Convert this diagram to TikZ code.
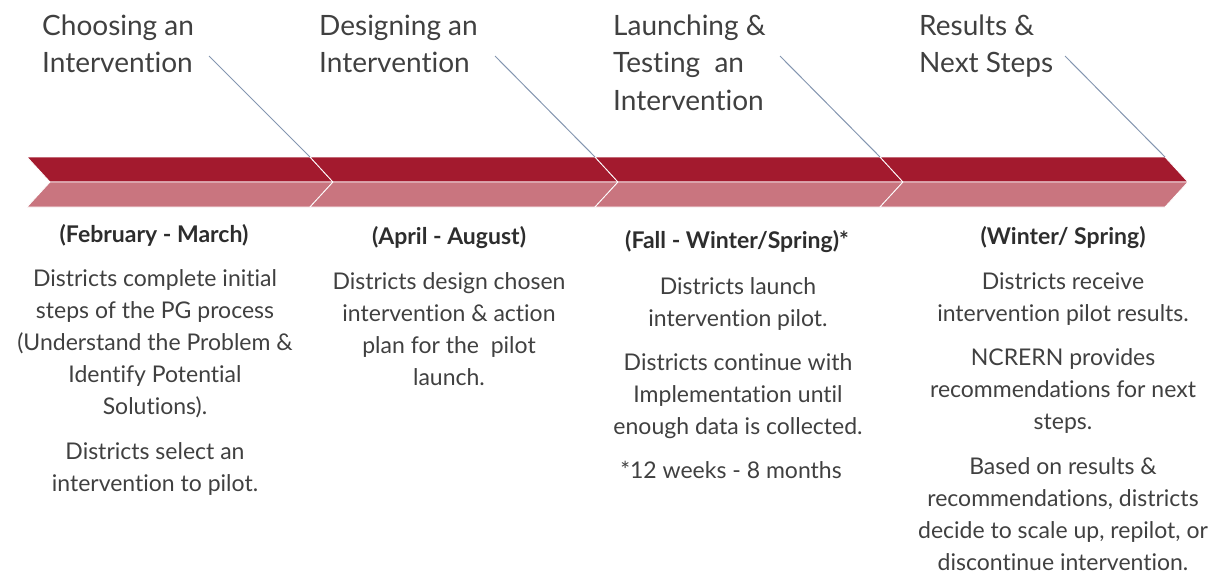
\documentclass[tikz,border=0pt]{standalone}
\usepackage{fontspec}
\setmainfont{Lato}[Ligatures={NoCommon}]
\definecolor{darkband}{RGB}{163,26,46}
\definecolor{lightband}{RGB}{201,117,127}
\definecolor{leader}{RGB}{132,150,176}
\definecolor{ink}{RGB}{64,64,64}
\tikzset{
  top/.style={fill=darkband, draw=white, line width=0.8pt},
  bottom/.style={fill=lightband, draw=white, line width=0.8pt},
  phase/.style={anchor=base west, align=left, inner sep=0pt, text=ink, font=\fontsize{28}{37.5}\selectfont},
  period/.style={anchor=base, inner sep=0pt, text=ink!70!black, font=\fontsize{23}{32}\selectfont\bfseries},
  detail/.style={anchor=base, align=center, inner sep=0pt, text=ink, font=\fontsize{23}{32}\selectfont},
  lead/.style={draw=leader, line width=1pt}
}
\begin{document}
\begin{tikzpicture}[x=1pt, y=-1pt, line join=round]
\useasboundingbox (0,0) rectangle (1217,587);
% chevron band
\draw[top] (27,157)--(310,157)--(333,182)--(50,182)--cycle;
\draw[bottom] (50,182)--(333,182)--(310,207)--(27,207)--cycle;
\draw[top] (310,157)--(595,157)--(618,182)--(333,182)--cycle;
\draw[bottom] (333,182)--(618,182)--(595,207)--(310,207)--cycle;
\draw[top] (595,157)--(880,157)--(903,182)--(618,182)--cycle;
\draw[bottom] (618,182)--(903,182)--(880,207)--(595,207)--cycle;
\draw[top] (880,157)--(1165,157)--(1188,182)--(903,182)--cycle;
\draw[bottom] (903,182)--(1188,182)--(1165,207)--(880,207)--cycle;
% phase titles (anchored at the last line's baseline)
\node[phase] (choose) at (42,72.5) {Choosing an\\Intervention};
\node[phase] (design) at (319,72.5) {Designing an\\Intervention};
\node[phase] (launch) at (613,110) {Launching \&\\Testing~ an\\Intervention};
\node[phase] (result) at (919,72.5) {Results \&\\Next Steps};
% leader lines
\coordinate (c1) at (209,56);
\coordinate (c2) at (495,56);
\coordinate (c3) at (780,56);
\coordinate (c4) at (1065,56);
\coordinate (b1) at (310,157);
\coordinate (b2) at (595,157);
\coordinate (b3) at (880,157);
\coordinate (b4) at (1165,157);
\draw[lead] (c1)--(b1);
\draw[lead] (c2)--(b2);
\draw[lead] (c3)--(b3);
\draw[lead] (c4)--(b4);
% periods
\node[period] (feb) at (154,242) {(February - March)};
\node[period] (apr) at (449,244) {(April - August)};
\node[period] (fall) at (737,248) {(Fall - Winter/Spring)*};
\node[period] (win) at (1063,244) {(Winter/ Spring)};
% details
\node[detail] (feb1) at (155,414) {Districts complete initial\\steps of the PG process\\(Understand the Problem \&\\Identify Potential\\Solutions).};
\node[detail] (feb2) at (155,491) {Districts select an\\intervention to pilot.};
\node[detail] (apr1) at (449,385) {Districts design chosen\\intervention \& action\\plan for the~ pilot\\launch.};
\node[detail] (fall1) at (738,326) {Districts launch\\intervention pilot.};
\node[detail] (fall2) at (738,434) {Districts continue with\\Implementation until\\enough data is collected.};
\node[detail] (fall3) at (731,478) {*12 weeks - 8 months};
\node[detail] (win1) at (1063,321) {Districts receive\\intervention pilot results.};
\node[detail] (win2) at (1063,429) {NCRERN provides\\recommendations for next\\steps.};
\node[detail] (win3) at (1063,570) {Based on results \&\\recommendations, districts\\decide to scale up, repilot, or\\discontinue intervention.};
\end{tikzpicture}
\end{document}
□ □ □
> What is required
Reproduce all of the material above word for word. Omit the pictures.

> Right answer
Convert this diagram to TikZ code.
\documentclass[tikz,border=0pt]{standalone}
\usepackage{fontspec}
\setmainfont{Lato}[Ligatures={NoCommon}]
\definecolor{darkband}{RGB}{163,26,46}
\definecolor{lightband}{RGB}{201,117,127}
\definecolor{leader}{RGB}{132,150,176}
\definecolor{ink}{RGB}{64,64,64}
\tikzset{
  top/.style={fill=darkband, draw=white, line width=0.8pt},
  bottom/.style={fill=lightband, draw=white, line width=0.8pt},
  phase/.style={anchor=base west, align=left, inner sep=0pt, text=ink, font=\fontsize{28}{37.5}\selectfont},
  period/.style={anchor=base, inner sep=0pt, text=ink!70!black, font=\fontsize{23}{32}\selectfont\bfseries},
  detail/.style={anchor=base, align=center, inner sep=0pt, text=ink, font=\fontsize{23}{32}\selectfont},
  lead/.style={draw=leader, line width=1pt}
}
\begin{document}
\begin{tikzpicture}[x=1pt, y=-1pt, line join=round]
\useasboundingbox (0,0) rectangle (1217,587);
% chevron band
\draw[top] (27,157)--(310,157)--(333,182)--(50,182)--cycle;
\draw[bottom] (50,182)--(333,182)--(310,207)--(27,207)--cycle;
\draw[top] (310,157)--(595,157)--(618,182)--(333,182)--cycle;
\draw[bottom] (333,182)--(618,182)--(595,207)--(310,207)--cycle;
\draw[top] (595,157)--(880,157)--(903,182)--(618,182)--cycle;
\draw[bottom] (618,182)--(903,182)--(880,207)--(595,207)--cycle;
\draw[top] (880,157)--(1165,157)--(1188,182)--(903,182)--cycle;
\draw[bottom] (903,182)--(1188,182)--(1165,207)--(880,207)--cycle;
% phase titles (anchored at the last line's baseline)
\node[phase] (choose) at (42,72.5) {Choosing an\\Intervention};
\node[phase] (design) at (319,72.5) {Designing an\\Intervention};
\node[phase] (launch) at (613,110) {Launching \&\\Testing~ an\\Intervention};
\node[phase] (result) at (919,72.5) {Results \&\\Next Steps};
% leader lines
\coordinate (c1) at (209,56);
\coordinate (c2) at (495,56);
\coordinate (c3) at (780,56);
\coordinate (c4) at (1065,56);
\coordinate (b1) at (310,157);
\coordinate (b2) at (595,157);
\coordinate (b3) at (880,157);
\coordinate (b4) at (1165,157);
\draw[lead] (c1)--(b1);
\draw[lead] (c2)--(b2);
\draw[lead] (c3)--(b3);
\draw[lead] (c4)--(b4);
% periods
\node[period] (feb) at (154,242) {(February - March)};
\node[period] (apr) at (449,244) {(April - August)};
\node[period] (fall) at (737,248) {(Fall - Winter/Spring)*};
\node[period] (win) at (1063,244) {(Winter/ Spring)};
% details
\node[detail] (feb1) at (155,414) {Districts complete initial\\steps of the PG process\\(Understand the Problem \&\\Identify Potential\\Solutions).};
\node[detail] (feb2) at (155,491) {Districts select an\\intervention to pilot.};
\node[detail] (apr1) at (449,385) {Districts design chosen\\intervention \& action\\plan for the~ pilot\\launch.};
\node[detail] (fall1) at (738,326) {Districts launch\\intervention pilot.};
\node[detail] (fall2) at (738,434) {Districts continue with\\Implementation until\\enough data is collected.};
\node[detail] (fall3) at (731,478) {*12 weeks - 8 months};
\node[detail] (win1) at (1063,321) {Districts receive\\intervention pilot results.};
\node[detail] (win2) at (1063,429) {NCRERN provides\\recommendations for next\\steps.};
\node[detail] (win3) at (1063,570) {Based on results \&\\recommendations, districts\\decide to scale up, repilot, or\\discontinue intervention.};
\end{tikzpicture}
\end{document}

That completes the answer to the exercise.